Medcalf: The NCAA tournament is where the money is made. Every conference in America is a beneficiary, but the leagues that don’t have Power 5 football can’t afford to lose the financial gains of the NCAA tournament, a year after the payouts were significantly reduced when the event was canceled. The NCAA has already solidified its plan to move forward. It has also made it clear that a few stumbles aren’t going to stop the ship. No team in America wants to risk getting left behind. If that means sending the regular-season champions from the leagues that don’t host a conference tournament, then do it. That gives those teams more time to prepare for Indianapolis and an opportunity to isolate their Tier I group to meet the NCAA’s testing requirements.
The Big Ten announced this week that it would move its conference tourney to Indianapolis. Can it keep the event safe? Thomas J. Russo/USA TODAY Sports
The good news is that each league has been promised its fair share of NCAA tournament revenue, which takes some pressure off the leagues that were concerned about being left out, especially if the NCAA had proposed a smaller field. The risk attached to conference tournaments isn’t worth the possible penalty, it seems. Let’s just get to March.
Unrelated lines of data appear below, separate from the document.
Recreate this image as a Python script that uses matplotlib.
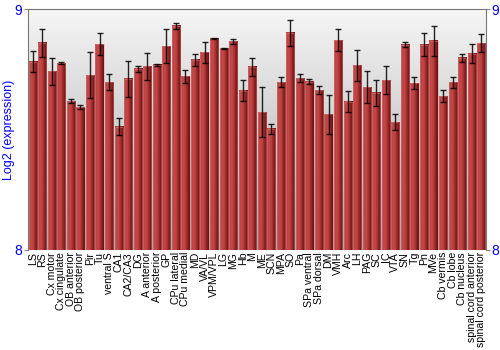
import numpy as np
import matplotlib
matplotlib.use('Agg')
import matplotlib.pyplot as plt
from matplotlib.colors import LinearSegmentedColormap

plt.rcParams['font.family'] = ['Liberation Sans', 'DejaVu Sans']

regions = ['LS', 'RS', 'Cx motor', 'Cx cingulate', 'OB anterior', 'OB posterior', 'Pir', 'Tu',
           'ventral S', 'CA1', 'CA2/CA3', 'DG', 'A anterior', 'A posterior', 'GP', 'CPu lateral',
           'CPu medial', 'MD', 'VA/VL', 'VPM/VPL', 'LG', 'MG', 'Hb', 'M', 'ME', 'SCN', 'MPA', 'SO',
           'Pa', 'SPa ventral', 'SPa dorsal', 'DM', 'VMH', 'Arc', 'LH', 'PAG', 'SC', 'IC', 'VTA',
           'SN', 'Tg', 'Pn', 'MVe', 'Cb vermis', 'Cb lobe', 'Cb nucleus', 'spinal cord anterior',
           'spinal cord posterior']
expr = [8.782, 8.861, 8.742, 8.776, 8.619, 8.593, 8.727, 8.856,
        8.697, 8.512, 8.712, 8.753, 8.764, 8.770, 8.848, 8.932,
        8.723, 8.791, 8.821, 8.879, 8.838, 8.867, 8.662, 8.762, 8.573, 8.504, 8.698, 8.904,
        8.715, 8.700, 8.664, 8.564, 8.872, 8.616, 8.767, 8.676, 8.654, 8.706, 8.532,
        8.853, 8.694, 8.853, 8.870, 8.640, 8.697, 8.799, 8.816,
        8.859]
err = [0.044, 0.058, 0.057, 0.004, 0.007, 0.008, 0.094, 0.044,
       0.033, 0.035, 0.075, 0.012, 0.056, 0.005, 0.070, 0.012,
       0.027, 0.025, 0.042, 0.003, 0.003, 0.010, 0.043, 0.038, 0.103, 0.020, 0.019, 0.054,
       0.016, 0.010, 0.017, 0.080, 0.046, 0.044, 0.066, 0.066, 0.054, 0.057, 0.034,
       0.010, 0.024, 0.048, 0.062, 0.023, 0.022, 0.017, 0.039,
       0.037]

ymin, ymax = 8, 9
x = np.arange(len(regions))
w = 0.86

fig = plt.figure(figsize=(5, 3.5), dpi=100)
ax = fig.add_axes([0.056, 0.286, 0.916, 0.687])

# background gradient, light at top
bg = np.linspace(0, 1, 256).reshape(-1, 1)
bg_cmap = LinearSegmentedColormap.from_list('bg', ['#f6f6f6', '#a8a8a8'])
ax.imshow(bg, cmap=bg_cmap, origin='upper',
          extent=[-0.5, len(regions) - 0.5, ymin, ymax], aspect='auto', zorder=0)

# bars with horizontal shading
bar_cmap = LinearSegmentedColormap.from_list('bar', ['#b03a3a', '#c84a4a', '#b63e3e', '#902222', '#680f0f'])
grad = np.linspace(0, 1, 64).reshape(1, -1)
for i, v in enumerate(expr):
    ax.imshow(grad, cmap=bar_cmap, extent=[i - w / 2, i + w / 2, ymin, v],
              aspect='auto', zorder=2)
    ax.add_patch(plt.Rectangle((i - w / 2, ymin), w, v - ymin, fill=False,
                               edgecolor='#e09090', lw=0.6, alpha=0.5, zorder=3))

ax.errorbar(x, expr, yerr=err, fmt='none', ecolor='black', elinewidth=1,
            capsize=2, capthick=1, alpha=0.85, zorder=4)

ax.set_xlim(-0.5, len(regions) - 0.5)
ax.set_ylim(ymin, ymax)
ax.set_xticks(x)
ax.set_xticklabels(regions, rotation=90, fontsize=7.6)
ax.tick_params(axis='x', length=0, pad=1.5)
ax.set_yticks([8, 9])
ax.tick_params(axis='y', colors='#888888', labelcolor='blue', labelsize=10,
               length=3, right=True, labelright=True, pad=1)
ax.set_ylabel('Log2 (expression)', color='blue', fontsize=9, labelpad=0)
for s in ['left', 'right', 'top']:
    ax.spines[s].set_color('#777777')
ax.spines['bottom'].set_visible(False)

fig.savefig('out.png', dpi=100)
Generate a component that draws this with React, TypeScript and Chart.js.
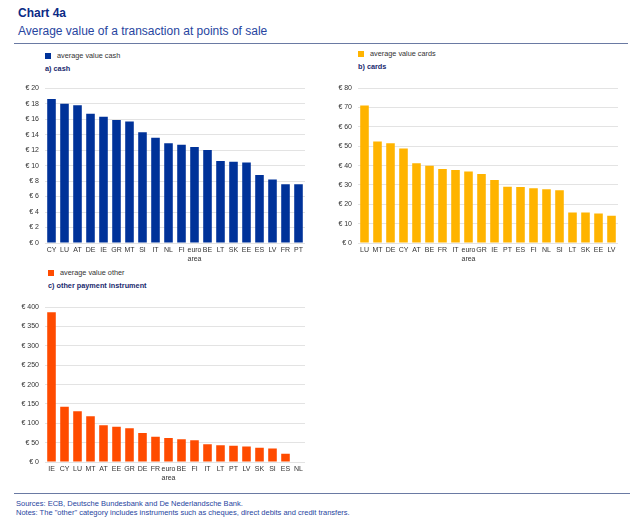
import React, { useEffect, useRef } from "react";
import { Chart, registerables } from "chart.js";
Chart.register(...registerables);

const cashCategories = ["CY","LU","AT","DE","IE","GR","MT","SI","IT","NL","FI","euro area","BE","LT","SK","EE","ES","LV","FR","PT"];
const cashValues = [18.6,18.0,17.8,16.7,16.3,15.9,15.7,14.3,13.6,12.9,12.7,12.4,12.0,10.6,10.5,10.4,8.8,8.2,7.6,7.6];

const cardCategories = ["LU","MT","DE","CY","AT","BE","FR","IT","euro area","GR","IE","PT","ES","FI","NL","SI","LT","SK","EE","LV"];
const cardValues = [71.0,52.5,51.5,48.8,41.2,39.9,38.2,37.7,36.9,35.7,32.5,29.1,29.0,28.3,27.8,27.3,15.8,15.7,15.3,14.1];

const otherCategories = ["IE","CY","LU","MT","AT","EE","GR","DE","FR","euro area","BE","FI","IT","LT","PT","LV","SK","SI","ES","NL"];
const otherValues = [387,143,131,118,95,91,87,75,65,62,59,56,46,43,42,40,37,35,21,0];

const FONT = "'Liberation Sans', Arial, sans-serif";
const NAVY = "#1a2a6e";

function BarPanel(props: { categories: string[]; values: number[]; color: string; max: number; step: number; left: number; top: number }) {
  const ref = useRef<HTMLCanvasElement | null>(null);
  useEffect(() => {
    if (!ref.current) return;
    const labels = props.categories.map((c) => (c === "euro area" ? ["euro", "area"] : c));
    const chart = new Chart(ref.current, {
      type: "bar",
      data: {
        labels,
        datasets: [
          {
            data: props.values,
            backgroundColor: props.color,
            barPercentage: 0.66,
            categoryPercentage: 1,
          },
        ],
      },
      options: {
        animation: false,
        responsive: false,
        maintainAspectRatio: false,
        layout: { padding: { top: 5, right: 2, bottom: 0, left: 0 } },
        plugins: { legend: { display: false }, tooltip: { enabled: false } },
        scales: {
          x: {
            grid: { display: false, drawTicks: false },
            border: { display: false },
            ticks: {
              autoSkip: false,
              maxRotation: 0,
              minRotation: 0,
              padding: 3,
              color: "#333",
              font: { family: FONT, size: 7, lineHeight: 1.2 },
            },
            afterFit: (s: any) => { s.height = 28; },
          },
          y: {
            min: 0,
            max: props.max,
            grid: { color: "#e3e3e3", drawTicks: false, lineWidth: 1 },
            border: { display: false },
            ticks: {
              stepSize: props.step,
              padding: 6,
              color: "#333",
              font: { family: FONT, size: 7 },
              callback: (v: any) => "€ " + v,
            },
            afterFit: (s: any) => { s.width = 35; },
          },
        },
      },
    });
    return () => chart.destroy();
  }, []);
  return (
    <canvas
      ref={ref}
      width={297}
      height={193}
      style={{ position: "absolute", left: props.left, top: props.top, width: 297, height: 193 }}
    />
  );
}

function Legend(props: { left: number; top: number; color: string; label: string; panel: string }) {
  return (
    <>
      <div style={{ position: "absolute", left: props.left, top: props.top, width: 6, height: 6, background: props.color }} />
      <div style={{ position: "absolute", left: props.left + 12, top: props.top - 2, fontFamily: FONT, fontSize: 7.3, color: "#333", whiteSpace: "nowrap" }}>{props.label}</div>
      <div style={{ position: "absolute", left: props.left, top: props.top + 11, fontFamily: FONT, fontSize: 7.3, fontWeight: "bold", color: NAVY, whiteSpace: "nowrap" }}>{props.panel}</div>
    </>
  );
}

export default function App() {
  return (
    <div style={{ position: "fixed", left: 0, top: 0, width: 638, height: 532, background: "#fff", overflow: "hidden" }}>
      <div style={{ position: "absolute", left: 18, top: 6, fontFamily: FONT, fontSize: 12, fontWeight: "bold", color: "#0b2a86" }}>Chart 4a</div>
      <div style={{ position: "absolute", left: 18, top: 24, fontFamily: FONT, fontSize: 12, color: "#2745a0" }}>Average value of a transaction at points of sale</div>
      <div style={{ position: "absolute", left: 14, top: 43, width: 614, height: 1, background: "#6a7aa3" }} />

      <Legend left={45} top={53} color="#003299" label="average value cash" panel="a) cash" />
      <Legend left={358} top={51} color="#ffb400" label="average value cards" panel="b) cards" />
      <Legend left={48} top={270} color="#ff4b00" label="average value other" panel="c) other payment instrument" />

      <BarPanel categories={cashCategories} values={cashValues} color="#003299" max={20} step={2} left={10} top={78} />
      <BarPanel categories={cardCategories} values={cardValues} color="#ffb400" max={80} step={10} left={323} top={78} />
      <BarPanel categories={otherCategories} values={otherValues} color="#ff4b00" max={400} step={50} left={10} top={297} />

      <div style={{ position: "absolute", left: 14, top: 493, width: 616, height: 1, background: "#6a7aa3" }} />
      <div style={{ position: "absolute", left: 16, top: 499, fontFamily: FONT, fontSize: 7.5, color: "#2745a0", lineHeight: "9px" }}>
        Sources: ECB, Deutsche Bundesbank and De Nederlandsche Bank.<br />
        Notes: The "other" category includes instruments such as cheques, direct debits and credit transfers.
      </div>
    </div>
  );
}
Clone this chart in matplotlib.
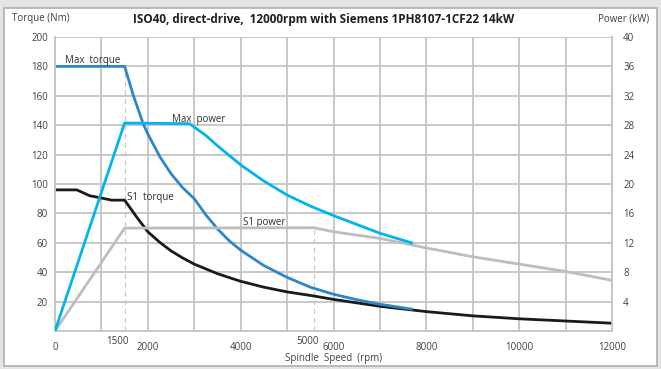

Please. Even if that means we miss this year’s conference tournaments.
Gasaway: I can live without conference tournaments this one time if that’s what we need to do to play a full-scale NCAA tournament in 2021. But if there’s any way the conference tournaments can be saved, I’m all for it. We know from past history that shocking upsets occur a reliable percentage of the time in these events, and bid thieves are a regular feature of the March landscape. Particularly in conferences where it looks like there’s just one surefire at-large team (like, say, the American this season), the league tournament can be a really suspenseful watch. Champ Week is one of the best weeks of the whole season, and I hope we can do it this year.
Lunardi: Since I’m a bracketologist and not an immunologist, my thoughts tend to be from a competitive balance perspective. With limited non-league schedules and in most cases uneven schedules within the leagues, conference tournaments — at least in theory — seem the fairest option for determining a champion. For the vast majority of teams, it will also be their only postseason (as it’s hard to be optimistic about the NIT or other invitational events). And the cynic in me says, if health and safety really are the major concerns, wasn’t the bigger risk playing the season at all?